Short exercise: Give the listing again character for character, but drop the images.

——

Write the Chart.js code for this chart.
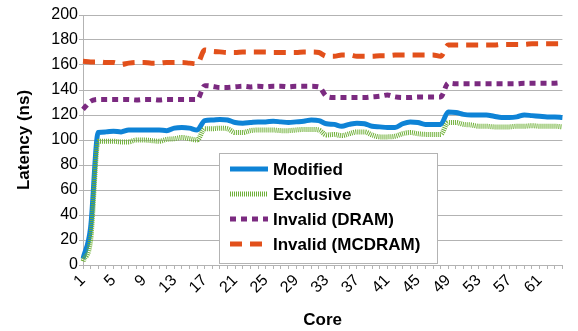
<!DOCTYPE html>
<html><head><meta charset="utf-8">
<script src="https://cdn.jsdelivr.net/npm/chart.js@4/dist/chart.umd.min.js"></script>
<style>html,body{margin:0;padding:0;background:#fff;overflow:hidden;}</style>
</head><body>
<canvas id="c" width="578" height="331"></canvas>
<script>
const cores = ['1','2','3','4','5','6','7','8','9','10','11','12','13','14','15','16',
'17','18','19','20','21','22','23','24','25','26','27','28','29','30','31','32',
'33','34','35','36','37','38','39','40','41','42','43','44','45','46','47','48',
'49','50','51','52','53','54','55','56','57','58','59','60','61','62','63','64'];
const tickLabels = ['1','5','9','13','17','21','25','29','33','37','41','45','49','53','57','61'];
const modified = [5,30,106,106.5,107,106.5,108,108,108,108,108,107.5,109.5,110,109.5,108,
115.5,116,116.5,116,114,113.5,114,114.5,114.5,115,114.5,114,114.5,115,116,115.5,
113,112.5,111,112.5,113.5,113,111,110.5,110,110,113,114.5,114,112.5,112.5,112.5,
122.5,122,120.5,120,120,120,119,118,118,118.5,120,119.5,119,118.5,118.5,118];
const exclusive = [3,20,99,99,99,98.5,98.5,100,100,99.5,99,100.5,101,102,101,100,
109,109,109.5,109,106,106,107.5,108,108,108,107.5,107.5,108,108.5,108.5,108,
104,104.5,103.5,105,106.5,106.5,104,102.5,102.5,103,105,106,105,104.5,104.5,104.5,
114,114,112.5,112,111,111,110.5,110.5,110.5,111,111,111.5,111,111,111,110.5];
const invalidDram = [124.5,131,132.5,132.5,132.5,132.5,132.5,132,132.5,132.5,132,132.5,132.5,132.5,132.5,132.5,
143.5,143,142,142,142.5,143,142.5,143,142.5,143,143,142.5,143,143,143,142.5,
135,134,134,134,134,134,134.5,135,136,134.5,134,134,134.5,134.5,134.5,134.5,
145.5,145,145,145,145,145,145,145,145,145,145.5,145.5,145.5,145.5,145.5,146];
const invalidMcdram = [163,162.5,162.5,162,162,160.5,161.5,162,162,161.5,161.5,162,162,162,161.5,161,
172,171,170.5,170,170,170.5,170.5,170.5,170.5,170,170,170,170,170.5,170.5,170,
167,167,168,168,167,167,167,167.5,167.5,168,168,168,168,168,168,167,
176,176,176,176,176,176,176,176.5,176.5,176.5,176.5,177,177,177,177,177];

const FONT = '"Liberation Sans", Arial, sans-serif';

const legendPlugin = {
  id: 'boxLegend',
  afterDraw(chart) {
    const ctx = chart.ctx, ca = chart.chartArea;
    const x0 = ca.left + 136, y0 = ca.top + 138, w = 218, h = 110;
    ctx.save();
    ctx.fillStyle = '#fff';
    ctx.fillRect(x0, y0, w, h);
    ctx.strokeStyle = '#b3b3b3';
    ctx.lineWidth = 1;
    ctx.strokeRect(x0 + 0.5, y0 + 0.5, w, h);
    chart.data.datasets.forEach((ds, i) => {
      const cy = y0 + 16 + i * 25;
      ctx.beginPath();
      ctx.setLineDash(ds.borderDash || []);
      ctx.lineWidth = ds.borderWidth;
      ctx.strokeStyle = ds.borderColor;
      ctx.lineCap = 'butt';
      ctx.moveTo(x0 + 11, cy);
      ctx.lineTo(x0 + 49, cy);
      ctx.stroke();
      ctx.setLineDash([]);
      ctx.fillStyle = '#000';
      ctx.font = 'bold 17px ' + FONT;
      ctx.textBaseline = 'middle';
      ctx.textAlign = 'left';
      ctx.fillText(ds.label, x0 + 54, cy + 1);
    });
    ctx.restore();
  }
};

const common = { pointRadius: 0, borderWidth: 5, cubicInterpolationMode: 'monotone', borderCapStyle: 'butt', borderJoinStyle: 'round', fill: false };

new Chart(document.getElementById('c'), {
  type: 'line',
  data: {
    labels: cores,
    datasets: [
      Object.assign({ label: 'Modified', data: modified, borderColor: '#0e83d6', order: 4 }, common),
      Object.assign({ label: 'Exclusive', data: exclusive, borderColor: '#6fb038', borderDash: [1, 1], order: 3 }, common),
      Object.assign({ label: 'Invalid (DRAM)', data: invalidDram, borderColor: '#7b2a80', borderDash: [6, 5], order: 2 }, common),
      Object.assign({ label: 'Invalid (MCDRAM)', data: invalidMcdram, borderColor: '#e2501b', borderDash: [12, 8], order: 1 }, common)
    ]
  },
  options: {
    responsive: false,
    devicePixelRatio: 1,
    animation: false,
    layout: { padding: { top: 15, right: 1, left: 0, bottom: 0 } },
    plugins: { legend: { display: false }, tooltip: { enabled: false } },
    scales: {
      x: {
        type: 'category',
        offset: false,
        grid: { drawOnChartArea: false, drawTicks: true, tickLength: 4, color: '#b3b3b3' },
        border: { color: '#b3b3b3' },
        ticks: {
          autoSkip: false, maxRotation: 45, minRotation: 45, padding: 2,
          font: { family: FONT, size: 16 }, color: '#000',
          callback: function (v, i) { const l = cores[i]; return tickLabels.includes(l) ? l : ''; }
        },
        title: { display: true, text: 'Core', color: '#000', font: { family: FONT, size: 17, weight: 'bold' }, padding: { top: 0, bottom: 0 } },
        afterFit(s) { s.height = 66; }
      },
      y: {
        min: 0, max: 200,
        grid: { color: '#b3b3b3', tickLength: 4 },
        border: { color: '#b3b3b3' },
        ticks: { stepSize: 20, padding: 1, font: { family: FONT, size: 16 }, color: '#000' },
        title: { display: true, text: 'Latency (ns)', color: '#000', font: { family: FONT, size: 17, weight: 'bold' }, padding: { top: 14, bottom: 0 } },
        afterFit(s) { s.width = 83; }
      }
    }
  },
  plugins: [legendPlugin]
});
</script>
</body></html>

——

Answer:
Write the Chart.js code for this chart.
<!DOCTYPE html>
<html><head><meta charset="utf-8">
<script src="https://cdn.jsdelivr.net/npm/chart.js@4/dist/chart.umd.min.js"></script>
<style>html,body{margin:0;padding:0;background:#fff;overflow:hidden;}</style>
</head><body>
<canvas id="c" width="578" height="331"></canvas>
<script>
const cores = ['1','2','3','4','5','6','7','8','9','10','11','12','13','14','15','16',
'17','18','19','20','21','22','23','24','25','26','27','28','29','30','31','32',
'33','34','35','36','37','38','39','40','41','42','43','44','45','46','47','48',
'49','50','51','52','53','54','55','56','57','58','59','60','61','62','63','64'];
const tickLabels = ['1','5','9','13','17','21','25','29','33','37','41','45','49','53','57','61'];
const modified = [5,30,106,106.5,107,106.5,108,108,108,108,108,107.5,109.5,110,109.5,108,
115.5,116,116.5,116,114,113.5,114,114.5,114.5,115,114.5,114,114.5,115,116,115.5,
113,112.5,111,112.5,113.5,113,111,110.5,110,110,113,114.5,114,112.5,112.5,112.5,
122.5,122,120.5,120,120,120,119,118,118,118.5,120,119.5,119,118.5,118.5,118];
const exclusive = [3,20,99,99,99,98.5,98.5,100,100,99.5,99,100.5,101,102,101,100,
109,109,109.5,109,106,106,107.5,108,108,108,107.5,107.5,108,108.5,108.5,108,
104,104.5,103.5,105,106.5,106.5,104,102.5,102.5,103,105,106,105,104.5,104.5,104.5,
114,114,112.5,112,111,111,110.5,110.5,110.5,111,111,111.5,111,111,111,110.5];
const invalidDram = [124.5,131,132.5,132.5,132.5,132.5,132.5,132,132.5,132.5,132,132.5,132.5,132.5,132.5,132.5,
143.5,143,142,142,142.5,143,142.5,143,142.5,143,143,142.5,143,143,143,142.5,
135,134,134,134,134,134,134.5,135,136,134.5,134,134,134.5,134.5,134.5,134.5,
145.5,145,145,145,145,145,145,145,145,145,145.5,145.5,145.5,145.5,145.5,146];
const invalidMcdram = [163,162.5,162.5,162,162,160.5,161.5,162,162,161.5,161.5,162,162,162,161.5,161,
172,171,170.5,170,170,170.5,170.5,170.5,170.5,170,170,170,170,170.5,170.5,170,
167,167,168,168,167,167,167,167.5,167.5,168,168,168,168,168,168,167,
176,176,176,176,176,176,176,176.5,176.5,176.5,176.5,177,177,177,177,177];

const FONT = '"Liberation Sans", Arial, sans-serif';

const legendPlugin = {
  id: 'boxLegend',
  afterDraw(chart) {
    const ctx = chart.ctx, ca = chart.chartArea;
    const x0 = ca.left + 136, y0 = ca.top + 138, w = 218, h = 110;
    ctx.save();
    ctx.fillStyle = '#fff';
    ctx.fillRect(x0, y0, w, h);
    ctx.strokeStyle = '#b3b3b3';
    ctx.lineWidth = 1;
    ctx.strokeRect(x0 + 0.5, y0 + 0.5, w, h);
    chart.data.datasets.forEach((ds, i) => {
      const cy = y0 + 16 + i * 25;
      ctx.beginPath();
      ctx.setLineDash(ds.borderDash || []);
      ctx.lineWidth = ds.borderWidth;
      ctx.strokeStyle = ds.borderColor;
      ctx.lineCap = 'butt';
      ctx.moveTo(x0 + 11, cy);
      ctx.lineTo(x0 + 49, cy);
      ctx.stroke();
      ctx.setLineDash([]);
      ctx.fillStyle = '#000';
      ctx.font = 'bold 17px ' + FONT;
      ctx.textBaseline = 'middle';
      ctx.textAlign = 'left';
      ctx.fillText(ds.label, x0 + 54, cy + 1);
    });
    ctx.restore();
  }
};

const common = { pointRadius: 0, borderWidth: 5, cubicInterpolationMode: 'monotone', borderCapStyle: 'butt', borderJoinStyle: 'round', fill: false };

new Chart(document.getElementById('c'), {
  type: 'line',
  data: {
    labels: cores,
    datasets: [
      Object.assign({ label: 'Modified', data: modified, borderColor: '#0e83d6', order: 4 }, common),
      Object.assign({ label: 'Exclusive', data: exclusive, borderColor: '#6fb038', borderDash: [1, 1], order: 3 }, common),
      Object.assign({ label: 'Invalid (DRAM)', data: invalidDram, borderColor: '#7b2a80', borderDash: [6, 5], order: 2 }, common),
      Object.assign({ label: 'Invalid (MCDRAM)', data: invalidMcdram, borderColor: '#e2501b', borderDash: [12, 8], order: 1 }, common)
    ]
  },
  options: {
    responsive: false,
    devicePixelRatio: 1,
    animation: false,
    layout: { padding: { top: 15, right: 1, left: 0, bottom: 0 } },
    plugins: { legend: { display: false }, tooltip: { enabled: false } },
    scales: {
      x: {
        type: 'category',
        offset: false,
        grid: { drawOnChartArea: false, drawTicks: true, tickLength: 4, color: '#b3b3b3' },
        border: { color: '#b3b3b3' },
        ticks: {
          autoSkip: false, maxRotation: 45, minRotation: 45, padding: 2,
          font: { family: FONT, size: 16 }, color: '#000',
          callback: function (v, i) { const l = cores[i]; return tickLabels.includes(l) ? l : ''; }
        },
        title: { display: true, text: 'Core', color: '#000', font: { family: FONT, size: 17, weight: 'bold' }, padding: { top: 0, bottom: 0 } },
        afterFit(s) { s.height = 66; }
      },
      y: {
        min: 0, max: 200,
        grid: { color: '#b3b3b3', tickLength: 4 },
        border: { color: '#b3b3b3' },
        ticks: { stepSize: 20, padding: 1, font: { family: FONT, size: 16 }, color: '#000' },
        title: { display: true, text: 'Latency (ns)', color: '#000', font: { family: FONT, size: 17, weight: 'bold' }, padding: { top: 14, bottom: 0 } },
        afterFit(s) { s.width = 83; }
      }
    }
  },
  plugins: [legendPlugin]
});
</script>
</body></html>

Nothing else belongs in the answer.